<<<<

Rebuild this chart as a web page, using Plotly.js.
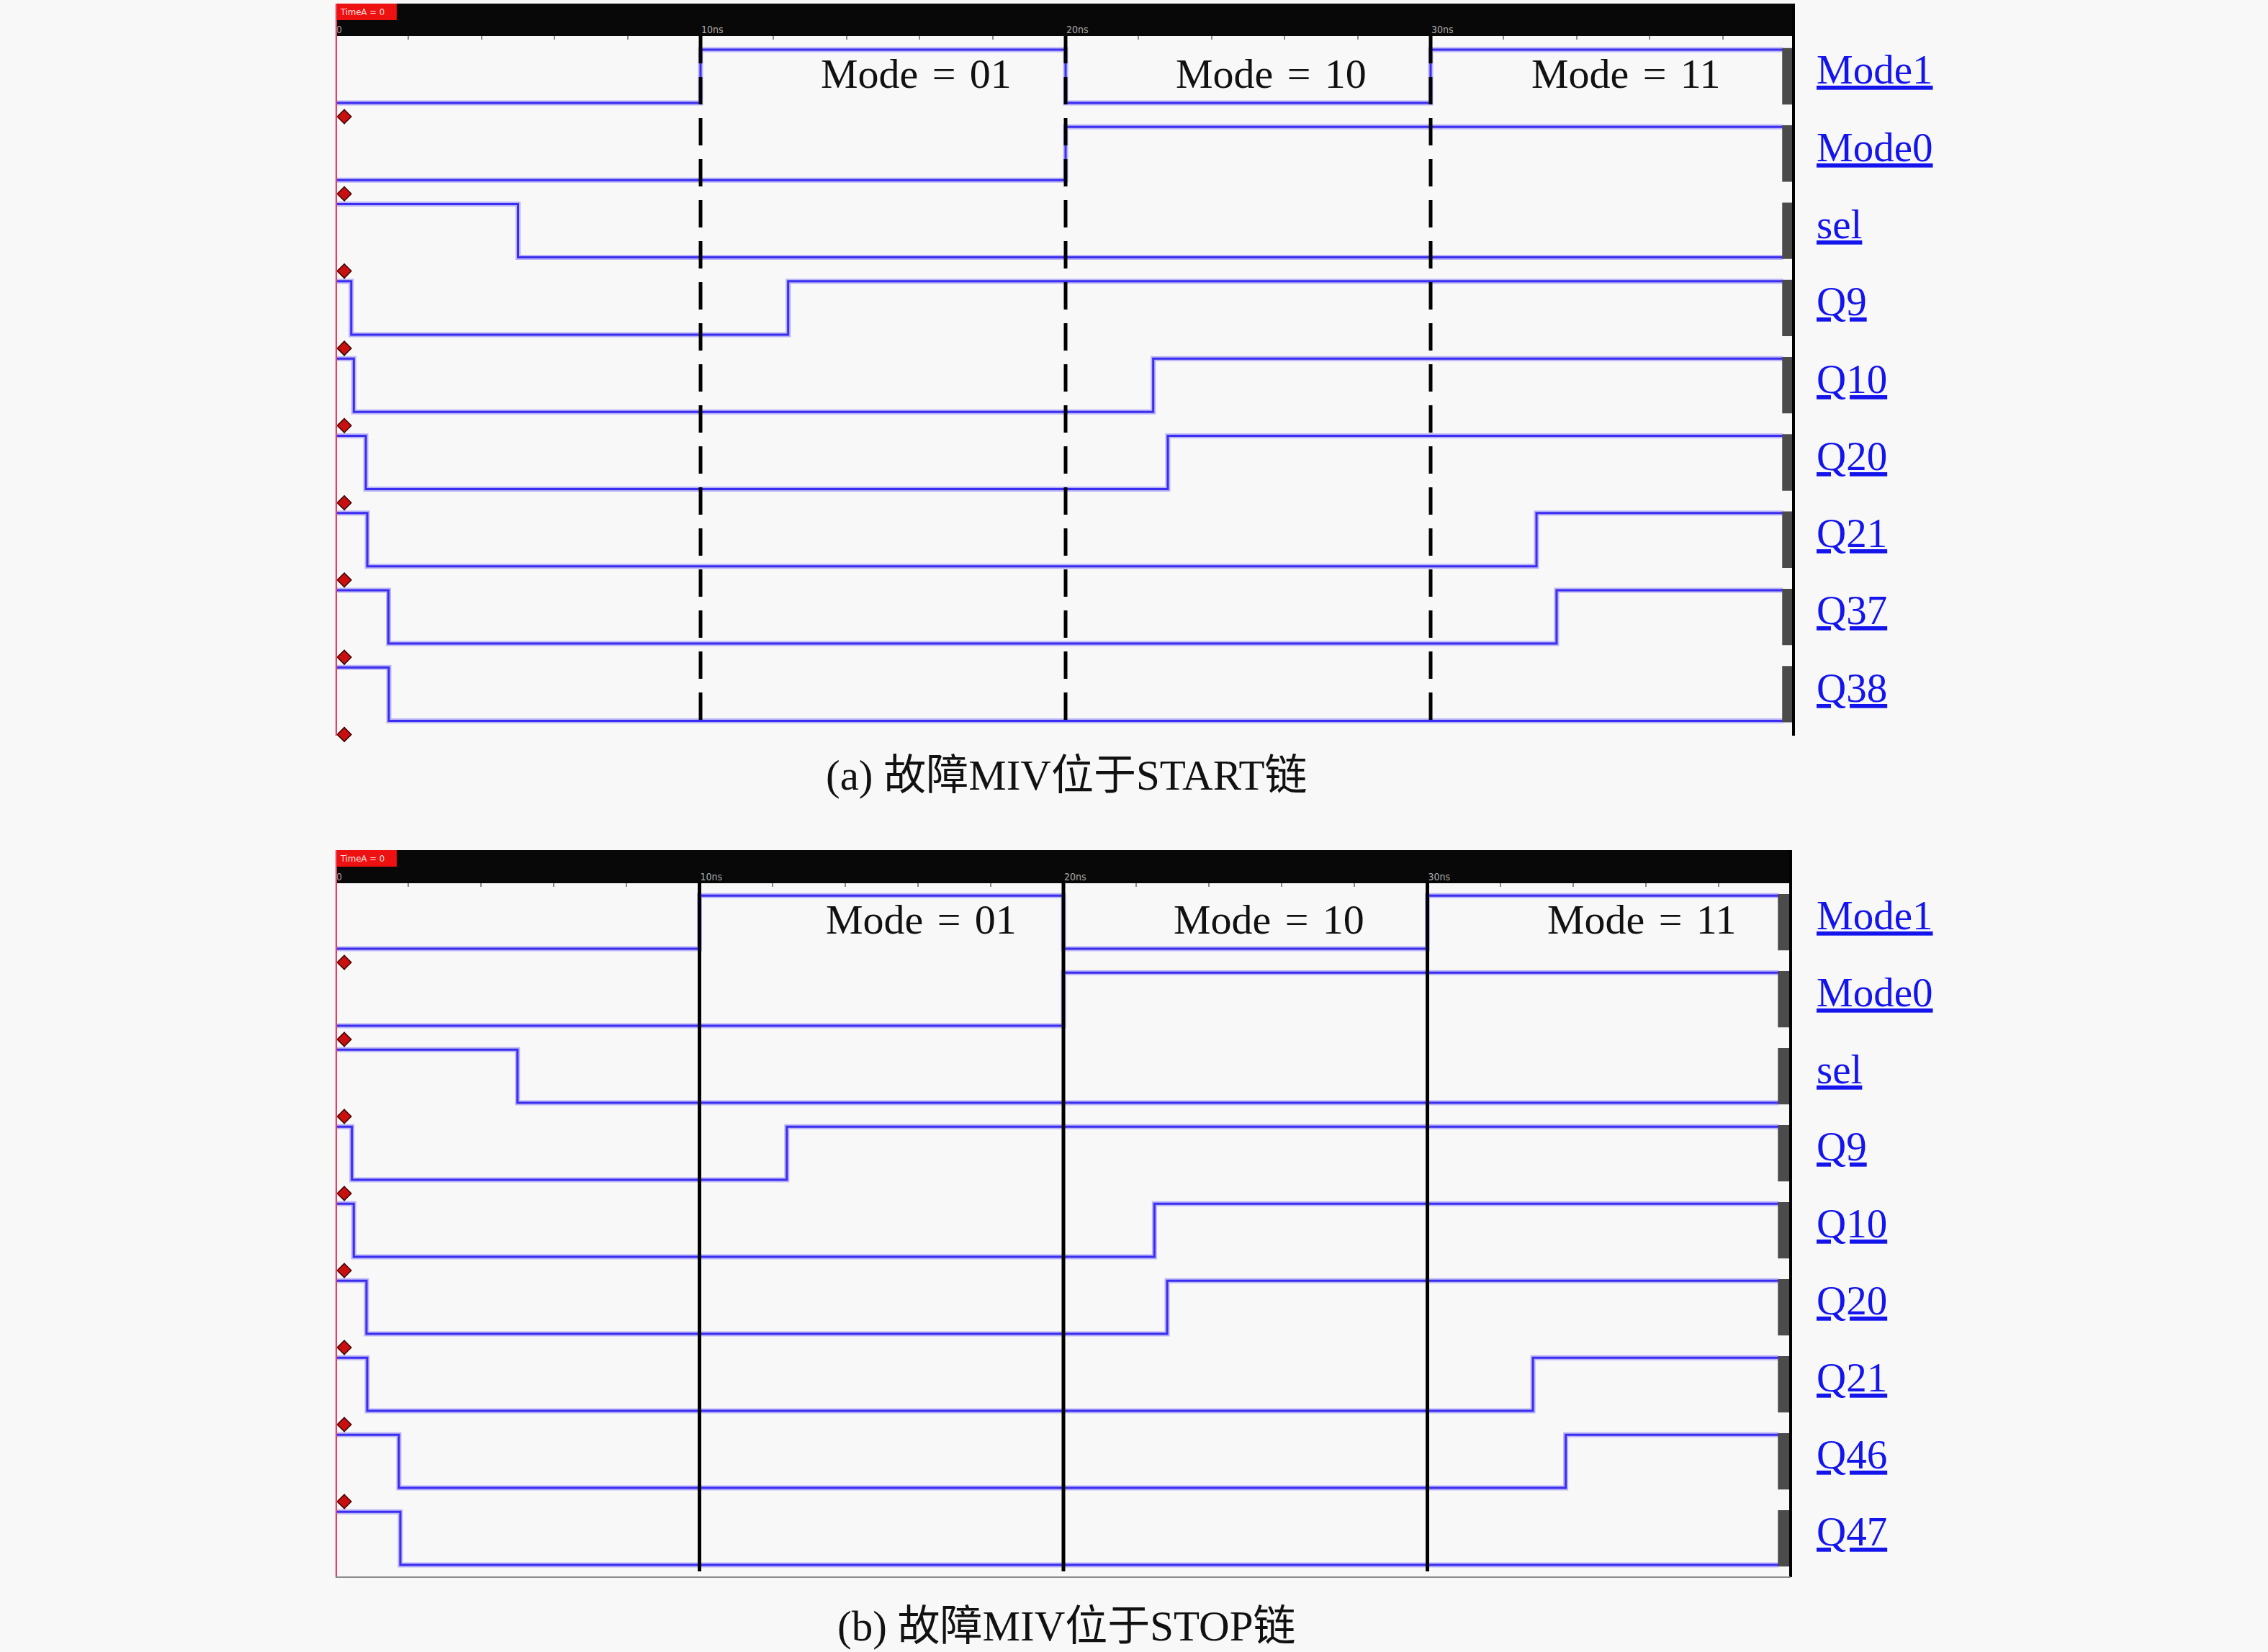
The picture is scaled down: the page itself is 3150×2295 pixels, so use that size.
<!DOCTYPE html>
<html>
<head>
<meta charset="utf-8">
<script src="https://cdn.plot.ly/plotly-3.0.1.min.js"></script>
<style>
  html, body { margin: 0; padding: 0; background: #f8f8f8; }
  #plot { width: 3150px; height: 2295px; }
</style>
</head>
<body>
<div id="plot"></div>
<script>
// ---- data ------------------------------------------------------------------
// signal names (top to bottom), level at t=0, and toggle times (ns)
const namesA = ['Mode1', 'Mode0', 'sel', 'Q9', 'Q10', 'Q20', 'Q21', 'Q37', 'Q38'];
const startA = [0, 0, 1, 1, 1, 1, 1, 1, 1];
const edgesA = [[10, 20, 30], [20], [5], [0.43, 12.4], [0.5, 22.4], [0.83, 22.8], [0.87, 32.9], [1.45, 33.45], [1.46]];

const namesB = ['Mode1', 'Mode0', 'sel', 'Q9', 'Q10', 'Q20', 'Q21', 'Q46', 'Q47'];
const startB = [0, 0, 1, 1, 1, 1, 1, 1, 1];
const edgesB = [[10, 20, 30], [20], [5], [0.45, 12.4], [0.5, 22.5], [0.85, 22.85], [0.87, 32.9], [1.74, 33.8], [1.78]];

const modeBounds = [10, 20, 30];
const modeLabels = ['Mode\u2004=\u200401', 'Mode\u2004=\u200410', 'Mode\u2004=\u200411'];
const tickVals = [0, 10, 20, 30];
const tickText = ['0', '10ns', '20ns', '30ns'];
const captions = ['(a) 故障MIV位于START链', '(b) 故障MIV位于STOP链'];
const tEnd = 39.65;

// ---- geometry ----------------------------------------------------------------
const W = 3150, H = 2295;
const HIGH = 0.69;          // height of a "1" level, in row units
const px2x = p => p / W;
const px2y = p => 1 - p / H;

const panels = [
  {xa: 'x',  ya: 'y',  names: namesA, start: startA, edges: edgesA, left: 466, right: 2491,
   head: 5,    top: 50,   bottom: 1022, row0: 143,  pitch: 107.3, pxNs: 50.7,  dashed: true,
   lineEnd: 1003, modeX: [15.9, 25.64, 35.35], modeY: 103,  capY: 1077, bottomLine: false},
  {xa: 'x2', ya: 'y2', names: namesB, start: startB, edges: edgesB, left: 466, right: 2487,
   head: 1181, top: 1227, bottom: 2191, row0: 1318, pitch: 107,   pxNs: 50.55, dashed: false,
   lineEnd: 2183, modeX: [16.1, 25.64, 35.9],  modeY: 1277, capY: 2259, bottomLine: true}
];

const traces = [];
const shapes = [];
const annotations = [];
const layout = {
  width: W, height: H,
  margin: {l: 0, r: 0, t: 0, b: 0},
  paper_bgcolor: '#f8f8f8',
  plot_bgcolor: '#f8f8f8',
  showlegend: false,
  hovermode: false
};

let minorTicks = [];
for (let t = 2; t < 40; t += 2) { if (t % 10 !== 0) minorTicks.push(t); }

panels.forEach((p, k) => {
  const yv = px => -(px - p.row0) / p.pitch;
  const xmax = (p.right - p.left) / p.pxNs;
  const xKey = k === 0 ? 'xaxis' : 'xaxis2';
  const yKey = k === 0 ? 'yaxis' : 'yaxis2';

  layout[xKey] = {
    domain: [px2x(p.left), px2x(p.right)], range: [0, xmax], anchor: p.ya, side: 'top',
    showgrid: false, zeroline: false, showline: false, fixedrange: true,
    tickmode: 'array', tickvals: tickVals, ticktext: tickText,
    ticks: 'inside', ticklen: 6, tickwidth: 2, tickcolor: '#8a8a8a',
    ticklabelposition: 'outside right',
    tickfont: {family: 'DejaVu Sans Condensed', size: 14, color: '#a8a8a8'},
    minor: {tickvals: minorTicks, ticks: 'inside', ticklen: 5, tickwidth: 2, tickcolor: '#8a8a8a'}
  };
  layout[yKey] = {
    domain: [px2y(p.bottom), px2y(p.top)], range: [yv(p.bottom), yv(p.top)], anchor: p.xa,
    visible: false, fixedrange: true
  };

  // waveforms
  p.names.forEach((name, i) => {
    let xs = [0], ys = [], lv = p.start[i];
    ys.push(-i + HIGH * lv);
    p.edges[i].forEach(t => { lv = 1 - lv; xs.push(t); ys.push(-i + HIGH * lv); });
    xs.push(tEnd); ys.push(-i + HIGH * lv);
    traces.push({x: xs, y: ys, xaxis: p.xa, yaxis: p.ya, type: 'scatter', mode: 'lines',
      line: {shape: 'hv', color: 'rgba(135,125,245,0.55)', width: 7}});
    traces.push({x: xs, y: ys, xaxis: p.xa, yaxis: p.ya, type: 'scatter', mode: 'lines',
      line: {shape: 'hv', color: '#3b2ef0', width: 3}});

    // grey value box at the right end
    shapes.push({type: 'rect', xref: p.xa, yref: p.ya, x0: tEnd - 0.02, x1: xmax - 0.03,
      y0: -i - 0.02, y1: -i + HIGH + 0.02, fillcolor: '#4b4b4b', line: {width: 0}, layer: 'above'});

    // signal label
    annotations.push({xref: 'paper', yref: p.ya, x: px2x(2521), y: -i + 0.43,
      xanchor: 'left', yanchor: 'middle', showarrow: false, text: name,
      font: {family: 'Liberation Serif', size: 57, color: '#1414ec', lineposition: 'under'}});
  });

  // red cursor markers
  let mx = [], my = [];
  for (let i = 0; i < p.names.length; i++) { mx.push(0.24); my.push(-i - 0.177); }
  traces.push({x: mx, y: my, xaxis: p.xa, yaxis: p.ya, type: 'scatter', mode: 'markers',
    cliponaxis: false,
    marker: {symbol: 'diamond', size: 15, color: '#c81010', line: {color: '#3a0000', width: 1.5}}});

  // header bar
  shapes.push({type: 'rect', xref: 'paper', yref: 'paper', x0: px2x(p.left), x1: px2x(p.right + 2),
    y0: px2y(p.top), y1: px2y(p.head), fillcolor: '#080808', line: {width: 0}, layer: 'below'});
  shapes.push({type: 'rect', xref: 'paper', yref: 'paper', x0: px2x(p.left), x1: px2x(p.left + 85),
    y0: px2y(p.head + 23), y1: px2y(p.head), fillcolor: '#ee1111', line: {width: 0}, layer: 'below'});
  annotations.push({xref: 'paper', yref: 'paper', x: px2x(p.left + 4), y: px2y(p.head + 11.5),
    xanchor: 'left', yanchor: 'middle', showarrow: false, text: 'TimeA = 0',
    font: {family: 'DejaVu Sans Condensed', size: 13, color: '#ffdddd'}});

  // left cursor line and right border
  shapes.push({type: 'line', xref: 'paper', yref: 'paper', x0: px2x(p.left + 1), x1: px2x(p.left + 1),
    y0: px2y(p.head), y1: px2y(p.bottom), line: {color: '#e8405c', width: 2}, layer: 'above'});
  shapes.push({type: 'line', xref: 'paper', yref: 'paper', x0: px2x(p.right), x1: px2x(p.right),
    y0: px2y(p.head), y1: px2y(p.bottom), line: {color: '#000', width: 4}, layer: 'above'});
  if (p.bottomLine) {
    shapes.push({type: 'line', xref: 'paper', yref: 'paper', x0: px2x(p.left), x1: px2x(p.right),
      y0: px2y(p.bottom), y1: px2y(p.bottom), line: {color: '#8c8c8c', width: 2}, layer: 'above'});
  }

  // mode boundaries
  modeBounds.forEach(t => {
    shapes.push({type: 'line', xref: p.xa, yref: p.ya, x0: t, x1: t, y0: yv(p.top), y1: yv(p.lineEnd),
      line: {color: '#000', width: 5, dash: p.dashed ? '38px,19px' : 'solid'}, layer: 'above'});
  });
  modeLabels.forEach((s, j) => {
    annotations.push({xref: p.xa, yref: p.ya, x: p.modeX[j], y: yv(p.modeY),
      xanchor: 'center', yanchor: 'middle', showarrow: false, text: s,
      font: {family: 'Liberation Serif', size: 58, color: '#111'}});
  });

  // caption
  annotations.push({xref: 'paper', yref: 'paper', x: px2x(1481), y: px2y(p.capY),
    xanchor: 'center', yanchor: 'middle', showarrow: false, text: captions[k],
    font: {family: 'Liberation Serif, Noto Sans CJK SC', size: 59, color: '#111'}});
});

layout.shapes = shapes;
layout.annotations = annotations;

Plotly.newPlot('plot', traces, layout, {displayModeBar: false, staticPlot: true});
</script>
</body>
</html>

>>>>

§ **Exercise instructions**: Output exactly the span of lines from the top of the listing through the line holding "[1.45, 33.45], [1.46]];", and leave every picture out.

§ **Result for this task**:
Rebuild this chart as a web page, using Plotly.js.
The picture is scaled down: the page itself is 3150×2295 pixels, so use that size.
<!DOCTYPE html>
<html>
<head>
<meta charset="utf-8">
<script src="https://cdn.plot.ly/plotly-3.0.1.min.js"></script>
<style>
  html, body { margin: 0; padding: 0; background: #f8f8f8; }
  #plot { width: 3150px; height: 2295px; }
</style>
</head>
<body>
<div id="plot"></div>
<script>
// ---- data ------------------------------------------------------------------
// signal names (top to bottom), level at t=0, and toggle times (ns)
const namesA = ['Mode1', 'Mode0', 'sel', 'Q9', 'Q10', 'Q20', 'Q21', 'Q37', 'Q38'];
const startA = [0, 0, 1, 1, 1, 1, 1, 1, 1];
const edgesA = [[10, 20, 30], [20], [5], [0.43, 12.4], [0.5, 22.4], [0.83, 22.8], [0.87, 32.9], [1.45, 33.45], [1.46]];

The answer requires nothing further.